What you should do:
Under this line sits a listing. Repeat exactly and only its lines from the one holding "Clone this chart" through the one holding "Chart.register(...registerables);"; skip pictures.

— Begin Data to process —

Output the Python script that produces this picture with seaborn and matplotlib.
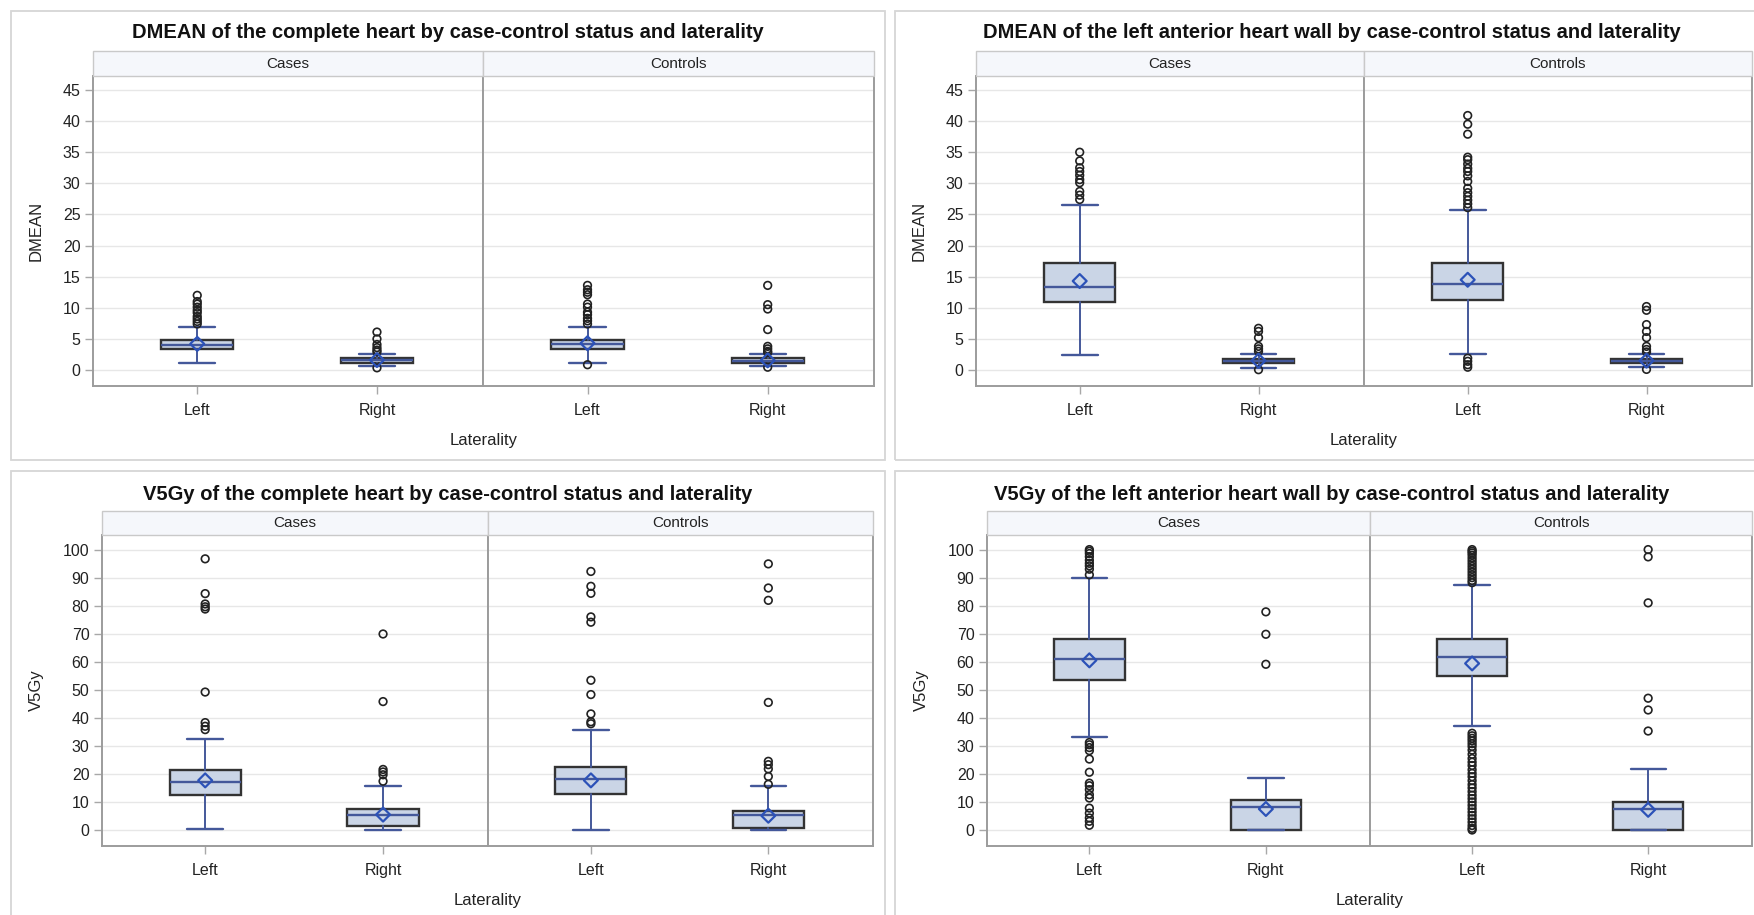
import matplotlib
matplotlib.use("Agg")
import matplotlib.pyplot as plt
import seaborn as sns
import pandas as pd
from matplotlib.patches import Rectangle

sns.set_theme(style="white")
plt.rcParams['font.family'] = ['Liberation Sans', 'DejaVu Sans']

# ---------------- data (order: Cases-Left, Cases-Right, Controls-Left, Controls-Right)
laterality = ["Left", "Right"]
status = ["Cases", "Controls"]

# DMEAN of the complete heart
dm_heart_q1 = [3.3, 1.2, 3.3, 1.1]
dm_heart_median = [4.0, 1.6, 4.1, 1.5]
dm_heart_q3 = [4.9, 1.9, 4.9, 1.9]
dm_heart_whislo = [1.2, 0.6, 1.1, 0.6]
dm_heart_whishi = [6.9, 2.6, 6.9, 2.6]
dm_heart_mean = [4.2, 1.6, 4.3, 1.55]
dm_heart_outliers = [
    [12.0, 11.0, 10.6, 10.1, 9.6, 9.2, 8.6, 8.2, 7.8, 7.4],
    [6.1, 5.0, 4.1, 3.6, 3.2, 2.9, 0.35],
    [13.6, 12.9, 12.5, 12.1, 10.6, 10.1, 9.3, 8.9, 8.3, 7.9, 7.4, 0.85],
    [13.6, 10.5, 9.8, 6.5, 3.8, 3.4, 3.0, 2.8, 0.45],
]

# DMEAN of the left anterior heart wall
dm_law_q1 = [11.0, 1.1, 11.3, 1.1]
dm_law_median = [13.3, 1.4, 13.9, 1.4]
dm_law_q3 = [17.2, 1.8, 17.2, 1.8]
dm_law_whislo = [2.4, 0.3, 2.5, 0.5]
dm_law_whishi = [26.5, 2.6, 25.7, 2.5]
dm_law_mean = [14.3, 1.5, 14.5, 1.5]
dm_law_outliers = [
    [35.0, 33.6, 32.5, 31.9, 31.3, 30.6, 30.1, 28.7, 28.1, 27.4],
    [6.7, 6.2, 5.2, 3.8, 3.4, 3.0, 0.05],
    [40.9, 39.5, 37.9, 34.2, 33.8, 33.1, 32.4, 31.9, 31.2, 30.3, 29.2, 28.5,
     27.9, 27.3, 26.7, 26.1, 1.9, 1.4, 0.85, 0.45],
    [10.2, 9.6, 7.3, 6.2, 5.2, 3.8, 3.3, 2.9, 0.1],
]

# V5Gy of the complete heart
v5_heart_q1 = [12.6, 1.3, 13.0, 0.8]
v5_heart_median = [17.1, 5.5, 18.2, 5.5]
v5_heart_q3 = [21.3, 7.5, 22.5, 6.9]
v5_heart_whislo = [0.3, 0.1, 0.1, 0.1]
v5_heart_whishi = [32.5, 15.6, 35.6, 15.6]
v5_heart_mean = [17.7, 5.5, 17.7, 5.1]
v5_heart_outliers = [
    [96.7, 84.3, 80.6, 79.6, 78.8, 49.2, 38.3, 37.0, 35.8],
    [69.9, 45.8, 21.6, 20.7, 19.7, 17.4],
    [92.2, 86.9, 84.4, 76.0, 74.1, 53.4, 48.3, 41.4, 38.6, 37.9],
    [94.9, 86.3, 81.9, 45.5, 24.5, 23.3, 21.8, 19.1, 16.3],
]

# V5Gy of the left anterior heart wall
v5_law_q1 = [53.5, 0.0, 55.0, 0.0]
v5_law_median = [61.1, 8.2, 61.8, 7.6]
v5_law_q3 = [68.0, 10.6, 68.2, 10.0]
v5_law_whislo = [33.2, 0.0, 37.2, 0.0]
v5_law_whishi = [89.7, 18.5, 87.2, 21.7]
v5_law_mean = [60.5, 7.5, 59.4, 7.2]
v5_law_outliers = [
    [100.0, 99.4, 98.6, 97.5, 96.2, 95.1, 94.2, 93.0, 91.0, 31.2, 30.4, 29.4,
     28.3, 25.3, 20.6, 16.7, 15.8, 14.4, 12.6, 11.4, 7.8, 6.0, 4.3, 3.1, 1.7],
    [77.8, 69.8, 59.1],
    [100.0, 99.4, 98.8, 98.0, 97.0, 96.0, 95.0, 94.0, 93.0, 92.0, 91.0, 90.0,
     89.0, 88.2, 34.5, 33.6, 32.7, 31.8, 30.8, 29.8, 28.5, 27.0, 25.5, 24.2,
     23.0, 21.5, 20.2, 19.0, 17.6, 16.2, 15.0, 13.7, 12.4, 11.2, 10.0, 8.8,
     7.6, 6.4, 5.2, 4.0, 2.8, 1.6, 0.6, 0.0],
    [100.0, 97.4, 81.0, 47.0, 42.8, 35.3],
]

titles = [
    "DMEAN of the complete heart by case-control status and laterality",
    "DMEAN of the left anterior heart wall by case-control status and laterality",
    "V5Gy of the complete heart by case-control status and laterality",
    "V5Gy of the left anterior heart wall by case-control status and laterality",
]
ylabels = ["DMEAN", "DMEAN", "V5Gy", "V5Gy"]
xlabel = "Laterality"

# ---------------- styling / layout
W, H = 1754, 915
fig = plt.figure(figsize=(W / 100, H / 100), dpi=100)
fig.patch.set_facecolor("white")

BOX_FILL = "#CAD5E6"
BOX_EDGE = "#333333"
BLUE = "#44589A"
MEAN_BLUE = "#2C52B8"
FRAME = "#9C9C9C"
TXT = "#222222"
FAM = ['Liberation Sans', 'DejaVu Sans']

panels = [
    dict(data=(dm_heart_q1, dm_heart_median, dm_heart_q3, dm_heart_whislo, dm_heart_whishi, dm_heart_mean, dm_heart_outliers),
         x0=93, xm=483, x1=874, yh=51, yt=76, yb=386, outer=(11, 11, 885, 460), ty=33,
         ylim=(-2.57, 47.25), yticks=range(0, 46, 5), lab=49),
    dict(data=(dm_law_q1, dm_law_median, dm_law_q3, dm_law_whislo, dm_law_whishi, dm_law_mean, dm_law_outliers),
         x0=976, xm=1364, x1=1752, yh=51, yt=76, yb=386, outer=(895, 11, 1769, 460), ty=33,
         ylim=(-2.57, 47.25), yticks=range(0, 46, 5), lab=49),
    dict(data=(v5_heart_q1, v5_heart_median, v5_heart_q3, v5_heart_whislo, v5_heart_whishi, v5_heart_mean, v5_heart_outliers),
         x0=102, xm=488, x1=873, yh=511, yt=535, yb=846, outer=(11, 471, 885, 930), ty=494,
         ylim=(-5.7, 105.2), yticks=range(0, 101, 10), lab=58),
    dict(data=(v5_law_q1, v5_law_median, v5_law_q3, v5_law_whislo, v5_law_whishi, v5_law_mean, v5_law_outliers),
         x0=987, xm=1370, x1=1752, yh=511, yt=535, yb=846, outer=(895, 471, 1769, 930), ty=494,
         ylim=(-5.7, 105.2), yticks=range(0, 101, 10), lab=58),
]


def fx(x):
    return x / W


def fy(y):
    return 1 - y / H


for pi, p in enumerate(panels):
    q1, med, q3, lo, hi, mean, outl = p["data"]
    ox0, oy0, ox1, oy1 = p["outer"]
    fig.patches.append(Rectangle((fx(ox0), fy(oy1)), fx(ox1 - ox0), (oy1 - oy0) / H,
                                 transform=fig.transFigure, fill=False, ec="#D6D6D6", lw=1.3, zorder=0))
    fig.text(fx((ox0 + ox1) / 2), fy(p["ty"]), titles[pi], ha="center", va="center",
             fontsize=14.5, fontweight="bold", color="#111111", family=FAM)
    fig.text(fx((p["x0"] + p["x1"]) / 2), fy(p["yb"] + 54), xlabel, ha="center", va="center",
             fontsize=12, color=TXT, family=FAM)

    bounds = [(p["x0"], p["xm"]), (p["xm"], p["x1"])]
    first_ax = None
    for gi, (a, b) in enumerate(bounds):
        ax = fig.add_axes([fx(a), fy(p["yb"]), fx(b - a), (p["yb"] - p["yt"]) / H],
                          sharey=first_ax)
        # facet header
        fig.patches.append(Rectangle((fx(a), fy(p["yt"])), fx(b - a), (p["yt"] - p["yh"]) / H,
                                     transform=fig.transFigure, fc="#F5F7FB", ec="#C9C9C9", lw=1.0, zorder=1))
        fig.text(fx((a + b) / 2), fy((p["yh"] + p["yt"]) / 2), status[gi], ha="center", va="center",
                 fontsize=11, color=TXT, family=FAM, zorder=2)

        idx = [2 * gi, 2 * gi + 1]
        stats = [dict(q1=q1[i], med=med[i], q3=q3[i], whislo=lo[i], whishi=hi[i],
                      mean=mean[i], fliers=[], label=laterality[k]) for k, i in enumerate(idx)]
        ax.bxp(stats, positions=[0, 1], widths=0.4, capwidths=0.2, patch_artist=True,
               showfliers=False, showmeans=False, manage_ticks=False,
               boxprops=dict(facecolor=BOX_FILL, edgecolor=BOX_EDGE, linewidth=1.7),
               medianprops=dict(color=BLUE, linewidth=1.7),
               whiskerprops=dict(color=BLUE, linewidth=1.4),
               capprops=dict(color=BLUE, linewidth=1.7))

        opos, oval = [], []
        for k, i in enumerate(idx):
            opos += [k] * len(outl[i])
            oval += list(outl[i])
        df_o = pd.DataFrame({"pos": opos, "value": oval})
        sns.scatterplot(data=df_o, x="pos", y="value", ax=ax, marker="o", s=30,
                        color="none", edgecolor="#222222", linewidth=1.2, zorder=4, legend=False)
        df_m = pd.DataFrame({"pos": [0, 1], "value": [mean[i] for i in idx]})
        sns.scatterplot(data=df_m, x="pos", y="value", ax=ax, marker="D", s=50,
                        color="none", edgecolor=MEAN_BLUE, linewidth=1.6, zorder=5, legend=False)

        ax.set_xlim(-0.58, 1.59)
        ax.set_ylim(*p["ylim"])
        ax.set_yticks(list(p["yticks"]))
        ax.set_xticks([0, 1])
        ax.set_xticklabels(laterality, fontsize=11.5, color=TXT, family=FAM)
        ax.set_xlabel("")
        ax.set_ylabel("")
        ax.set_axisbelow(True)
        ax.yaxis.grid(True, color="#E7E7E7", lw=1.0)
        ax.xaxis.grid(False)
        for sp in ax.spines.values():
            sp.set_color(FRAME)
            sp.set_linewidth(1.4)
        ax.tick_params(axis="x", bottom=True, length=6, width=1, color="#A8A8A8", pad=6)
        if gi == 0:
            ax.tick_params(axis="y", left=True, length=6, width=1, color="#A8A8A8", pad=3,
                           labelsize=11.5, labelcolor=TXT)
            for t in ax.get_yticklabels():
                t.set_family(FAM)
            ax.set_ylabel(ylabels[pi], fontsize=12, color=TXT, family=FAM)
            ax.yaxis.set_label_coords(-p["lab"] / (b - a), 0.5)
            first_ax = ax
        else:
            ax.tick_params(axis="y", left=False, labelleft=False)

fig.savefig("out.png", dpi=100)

— End Data to process —
— Begin Data to process —

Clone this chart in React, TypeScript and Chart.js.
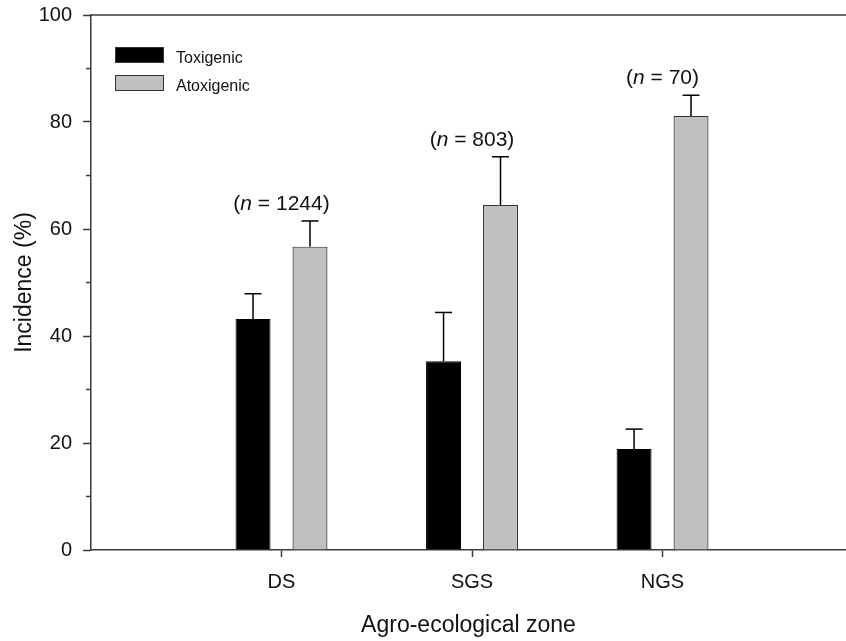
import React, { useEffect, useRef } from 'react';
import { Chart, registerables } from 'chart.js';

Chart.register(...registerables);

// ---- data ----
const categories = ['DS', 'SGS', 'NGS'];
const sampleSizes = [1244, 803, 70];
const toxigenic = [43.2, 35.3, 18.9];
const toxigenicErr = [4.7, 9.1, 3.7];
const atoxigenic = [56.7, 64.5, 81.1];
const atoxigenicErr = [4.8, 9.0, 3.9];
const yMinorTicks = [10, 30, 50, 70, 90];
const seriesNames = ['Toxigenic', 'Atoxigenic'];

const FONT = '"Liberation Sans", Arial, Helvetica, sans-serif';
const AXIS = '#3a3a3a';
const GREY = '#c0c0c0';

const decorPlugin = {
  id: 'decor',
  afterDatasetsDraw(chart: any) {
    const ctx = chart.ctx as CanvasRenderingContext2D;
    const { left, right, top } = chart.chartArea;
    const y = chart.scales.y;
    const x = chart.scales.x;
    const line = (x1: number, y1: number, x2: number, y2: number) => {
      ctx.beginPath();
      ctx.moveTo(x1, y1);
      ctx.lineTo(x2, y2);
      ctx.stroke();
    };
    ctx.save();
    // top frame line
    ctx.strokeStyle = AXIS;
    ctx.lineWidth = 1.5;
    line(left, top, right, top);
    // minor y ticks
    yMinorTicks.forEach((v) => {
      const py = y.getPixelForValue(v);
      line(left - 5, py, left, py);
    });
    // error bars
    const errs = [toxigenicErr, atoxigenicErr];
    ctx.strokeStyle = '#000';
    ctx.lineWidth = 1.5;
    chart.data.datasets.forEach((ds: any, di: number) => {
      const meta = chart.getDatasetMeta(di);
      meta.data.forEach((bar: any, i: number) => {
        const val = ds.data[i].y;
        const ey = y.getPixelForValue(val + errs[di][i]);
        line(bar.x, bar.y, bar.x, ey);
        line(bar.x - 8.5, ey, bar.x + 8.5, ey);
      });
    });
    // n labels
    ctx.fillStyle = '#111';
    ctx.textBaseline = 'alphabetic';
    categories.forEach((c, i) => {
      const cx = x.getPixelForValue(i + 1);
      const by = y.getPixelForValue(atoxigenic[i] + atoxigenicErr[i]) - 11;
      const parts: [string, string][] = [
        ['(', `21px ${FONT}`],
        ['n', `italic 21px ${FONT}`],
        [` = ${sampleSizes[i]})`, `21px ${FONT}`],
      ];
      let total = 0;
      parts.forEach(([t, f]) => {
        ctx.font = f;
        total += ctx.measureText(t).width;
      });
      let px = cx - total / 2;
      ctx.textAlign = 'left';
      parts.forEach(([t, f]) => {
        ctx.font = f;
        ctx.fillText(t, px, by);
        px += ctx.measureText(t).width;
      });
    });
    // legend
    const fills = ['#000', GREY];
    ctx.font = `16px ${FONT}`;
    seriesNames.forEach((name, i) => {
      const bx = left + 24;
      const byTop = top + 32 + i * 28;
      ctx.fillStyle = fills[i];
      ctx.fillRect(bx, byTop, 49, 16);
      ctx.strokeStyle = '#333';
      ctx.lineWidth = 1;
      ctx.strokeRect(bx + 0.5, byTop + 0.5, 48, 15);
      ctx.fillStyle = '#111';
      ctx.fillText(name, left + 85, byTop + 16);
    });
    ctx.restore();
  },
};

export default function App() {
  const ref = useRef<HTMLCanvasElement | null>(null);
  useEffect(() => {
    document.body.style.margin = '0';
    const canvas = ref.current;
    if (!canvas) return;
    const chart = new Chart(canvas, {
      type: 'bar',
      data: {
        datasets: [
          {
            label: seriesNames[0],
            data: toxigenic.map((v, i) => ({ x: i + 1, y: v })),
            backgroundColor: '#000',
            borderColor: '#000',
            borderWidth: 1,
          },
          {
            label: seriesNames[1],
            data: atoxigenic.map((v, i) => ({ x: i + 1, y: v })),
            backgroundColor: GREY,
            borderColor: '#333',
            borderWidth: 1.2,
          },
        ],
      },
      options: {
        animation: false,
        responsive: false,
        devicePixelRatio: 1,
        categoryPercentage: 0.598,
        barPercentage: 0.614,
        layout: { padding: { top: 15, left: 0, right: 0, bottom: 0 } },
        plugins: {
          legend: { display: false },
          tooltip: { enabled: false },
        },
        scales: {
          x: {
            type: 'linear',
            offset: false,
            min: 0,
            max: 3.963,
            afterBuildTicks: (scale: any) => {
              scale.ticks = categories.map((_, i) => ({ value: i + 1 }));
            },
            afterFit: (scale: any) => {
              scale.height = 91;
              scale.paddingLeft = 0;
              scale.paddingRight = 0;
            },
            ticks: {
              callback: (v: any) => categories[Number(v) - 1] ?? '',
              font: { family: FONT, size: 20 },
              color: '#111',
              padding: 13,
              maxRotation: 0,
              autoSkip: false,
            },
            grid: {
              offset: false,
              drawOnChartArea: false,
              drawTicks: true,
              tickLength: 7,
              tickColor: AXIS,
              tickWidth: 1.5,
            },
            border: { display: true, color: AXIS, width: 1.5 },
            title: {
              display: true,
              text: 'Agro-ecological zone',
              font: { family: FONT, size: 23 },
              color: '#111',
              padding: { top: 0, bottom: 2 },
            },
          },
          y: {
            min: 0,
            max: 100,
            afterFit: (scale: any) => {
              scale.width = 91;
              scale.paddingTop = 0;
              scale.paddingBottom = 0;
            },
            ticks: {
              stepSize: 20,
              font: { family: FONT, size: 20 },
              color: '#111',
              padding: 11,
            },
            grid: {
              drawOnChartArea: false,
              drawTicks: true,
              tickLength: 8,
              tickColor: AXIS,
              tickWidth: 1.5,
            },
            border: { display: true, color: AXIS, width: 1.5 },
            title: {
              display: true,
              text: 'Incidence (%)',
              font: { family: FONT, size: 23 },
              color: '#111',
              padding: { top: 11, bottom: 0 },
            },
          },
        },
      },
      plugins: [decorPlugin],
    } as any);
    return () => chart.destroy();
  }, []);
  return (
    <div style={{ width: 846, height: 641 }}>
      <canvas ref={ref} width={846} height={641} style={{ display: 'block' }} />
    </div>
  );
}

— End Data to process —

Solution below:
Clone this chart in React, TypeScript and Chart.js.
import React, { useEffect, useRef } from 'react';
import { Chart, registerables } from 'chart.js';

Chart.register(...registerables);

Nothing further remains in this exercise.